Here are a few things I read in the tea leaves from afar, no benefactor having offered to pay my expenses to attend the meeting (second consecutive year this has happened).
- Fred Luter will be reelected as president and will deliver a stem-winding, corn-shucking, rip-roaring sermon.
- Bart Barber will be elected 1st VP. He is a sensible, reasonable, quality pastor.
- Jared Moore, whom I know from SBC Voices, will not be elected 2nd VP but will continue to grow in knowledge and grace as he ages and works toward an advanced degree. He is a serious minded young man. Try again.
- It will pass easily but there is really nothing controversial in it and it requires no action.
- Various SBC luminaries will offer comments filled with sweetness and light.
- An outlier messenger or two may get to a mic and ask a dumb question, but that's the SBC.
- Will be buried in the resolution committee and not reported out to the floor with the reason offered that the SBC has addressed the issue in previous resolutions.
- An attempt to put it on the floor for a vote will fail.
- The SBC will have missed a good opportunity to get ahead of a scandal that will embarrass some of our prominent leaders.
- There will be hand-wringing, weeping, and gnashing of teeth over the sharply lower baptism total for 2012.
- God will be blamed for this in that He hasn't sent revival.
- Pastors will be blamed for this for not witnessing.
- Jerry Drace, president of the SBC Evangelists group, will blame pastors for not using vocational evangelists.

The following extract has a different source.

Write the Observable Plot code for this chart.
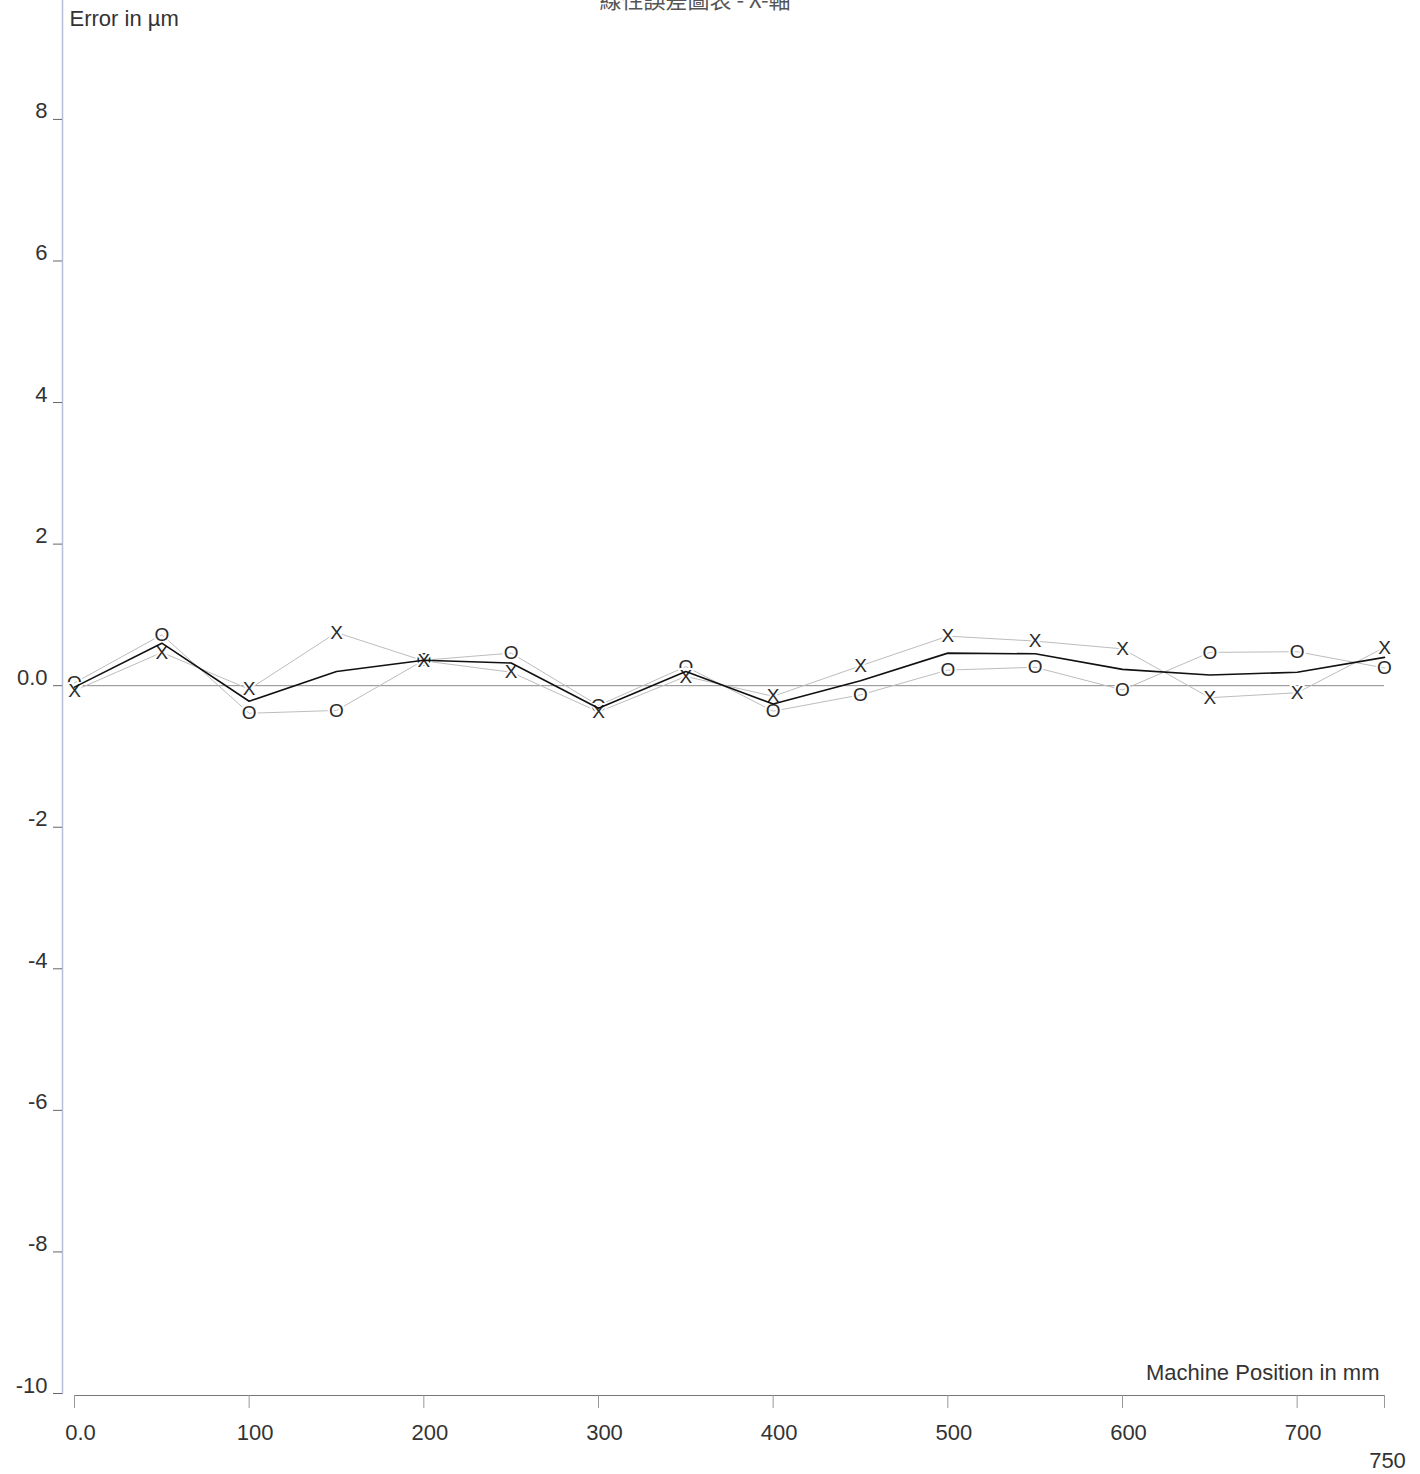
<!DOCTYPE html>
<html>
<head>
<meta charset="utf-8">
<script src="https://cdn.jsdelivr.net/npm/d3@7"></script>
<script src="https://cdn.jsdelivr.net/npm/@observablehq/plot@0.6"></script>
<style>
  html, body { margin: 0; padding: 0; background: #fff; overflow: hidden; }
  #wrap { position: relative; width: 1420px; height: 1474px; }
  #title { position: absolute; top: -14px; left: 0; width: 1390px; text-align: center;
           font-family: "Noto Sans CJK TC", "Noto Sans CJK SC", sans-serif; font-size: 22px;
           line-height: 24px; color: #555; }
  #chart { position: absolute; top: 0; left: 0; }
</style>
</head>
<body>
<div id="wrap">
  <div id="chart"></div>
  <div id="title">線性誤差圖表 - X-軸</div>
</div>
<script>
// Machine positions (mm)
const positions = [0, 50, 100, 150, 200, 250, 300, 350, 400, 450, 500, 550, 600, 650, 700, 750];
// Run "o" errors (µm)
const runO = [0.04, 0.72, -0.39, -0.35, 0.36, 0.46, -0.28, 0.27, -0.36, -0.13, 0.22, 0.26, -0.06, 0.47, 0.48, 0.25];
// Run "x" errors (µm)
const runX = [-0.07, 0.47, -0.05, 0.75, 0.35, 0.19, -0.37, 0.13, -0.15, 0.28, 0.70, 0.63, 0.52, -0.17, -0.10, 0.54];
// Mean line (µm)
const meanLine = [-0.02, 0.60, -0.22, 0.20, 0.36, 0.32, -0.32, 0.20, -0.26, 0.07, 0.46, 0.45, 0.23, 0.15, 0.19, 0.40];

const yTicks = [8, 6, 4, 2, 0, -2, -4, -6, -8, -10];
const yTickLabels = ["8", "6", "4", "2", "0.0", "-2", "-4", "-6", "-8", "-10"];
const xTicks = [0, 100, 200, 300, 400, 500, 600, 700, 750];
const xTickLabels = ["0.0", "100", "200", "300", "400", "500", "600", "700", "750"];
const seriesNames = ["o", "x"];
const seriesGlyphs = ["O", "X"];

const seriesData = [runO, runX].flatMap((vals, i) =>
  positions.map((p, j) => ({ series: seriesNames[i], glyph: seriesGlyphs[i], x: p, y: vals[j] })));
const meanData = positions.map((p, j) => ({ x: p, y: meanLine[j] }));
const yLabelMap = new Map(yTicks.map((t, i) => [t, yTickLabels[i]]));
const xLabelMap = new Map(xTicks.map((t, i) => [t, xTickLabels[i]]));
const xMain = xTicks.slice(0, -1);
const xLast = xTicks.slice(-1);

const font = "'Liberation Sans', Arial, sans-serif";

const chart = Plot.plot({
  width: 1420,
  height: 1474,
  marginTop: 0,
  marginLeft: 62,
  marginRight: 38,
  marginBottom: 81,
  style: { fontFamily: font, color: "#333", background: "#fff" },
  x: { domain: [0, 750], range: [74, 1384] },
  y: { domain: [-10, 9.68], range: [1393, 0] },
  marks: [
    // y axis line
    Plot.frame({ anchor: "left", stroke: "#b9bed6", strokeWidth: 1.5 }),
    // y ticks and labels
    Plot.axisY(yTicks, { anchor: "left", text: null, tickSize: 9, stroke: "#666", label: null }),
    Plot.axisY(yTicks, { anchor: "left", tickSize: 0, tickPadding: 15, dy: -8, fontSize: 22, fill: "#333",
      tickFormat: d => yLabelMap.get(d), label: null }),
    // x axis line
    Plot.ruleY([-10], { x1: 0, x2: 750, dy: 2, stroke: "#777", strokeWidth: 1.2 }),
    Plot.axisX(xTicks, { anchor: "bottom", text: null, tickSize: 13, dy: 2, stroke: "#999", label: null }),
    Plot.axisX(xMain, { anchor: "bottom", tickSize: 0, tickPadding: 31, dx: 6, fontSize: 22, fill: "#333",
      tickFormat: d => xLabelMap.get(d), label: null }),
    Plot.axisX(xLast, { anchor: "bottom", tickSize: 0, tickPadding: 59, dx: 3, fontSize: 22, fill: "#333",
      tickFormat: d => xLabelMap.get(d), label: null }),
    // zero line
    Plot.ruleY([0], { x1: 0, x2: 750, stroke: "#8a8a8a", strokeWidth: 1 }),
    // run lines
    Plot.line(seriesData, { x: "x", y: "y", z: "series", stroke: "#bdbdbd", strokeWidth: 1 }),
    // markers with white halo to break lines
    Plot.text(seriesData, { x: "x", y: "y", text: "glyph", fontSize: 19, fill: "#2a2a2a",
      stroke: "white", strokeWidth: 4, textAnchor: "middle", lineAnchor: "middle" }),
    // mean line
    Plot.line(meanData, { x: "x", y: "y", stroke: "#111", strokeWidth: 1.6 }),
    // axis titles
    Plot.text(["Error in µm"], { frameAnchor: "top-left", dx: 7, dy: 10, fontSize: 22, fill: "#333",
      textAnchor: "start", lineAnchor: "top" }),
    Plot.text(["Machine Position in mm"], { frameAnchor: "bottom-right", dx: -3, dy: -14, fontSize: 22,
      fill: "#333", textAnchor: "end", lineAnchor: "bottom" })
  ]
});
document.getElementById("chart").appendChild(chart);
</script>
</body>
</html>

- No one but Kevin Ezell will be able to say they are doing something that might change the downward trend.
- Boy Scouts will be beaten up.
- The near defunct and moribund SBC Boy Scout alternative, Royal Ambassadors, will be touted.
- Look for the mega pastors and mega wannabees to be wearing suits or at least dress shirts with cufflinks. See how they strut (you could strut like that with some practice, get a full length mirror).
- Observe carefully how many of the Reverends are embarrassingly rotund. Follow one to lunch and find out why.
- Be sure and not miss the miscellaneous business sessions because that is where you will be entertained by a few oddball messengers offering oddball motions. Hey, it's their right.
- Lament the lack of tonsorial enhancement, toupees. Thirty years ago there were no shaved heads and hundreds of toupees. Now, scarcely a toupee to be spotted and shiny pates everywhere.
Have fun, after all, you are on an expense account.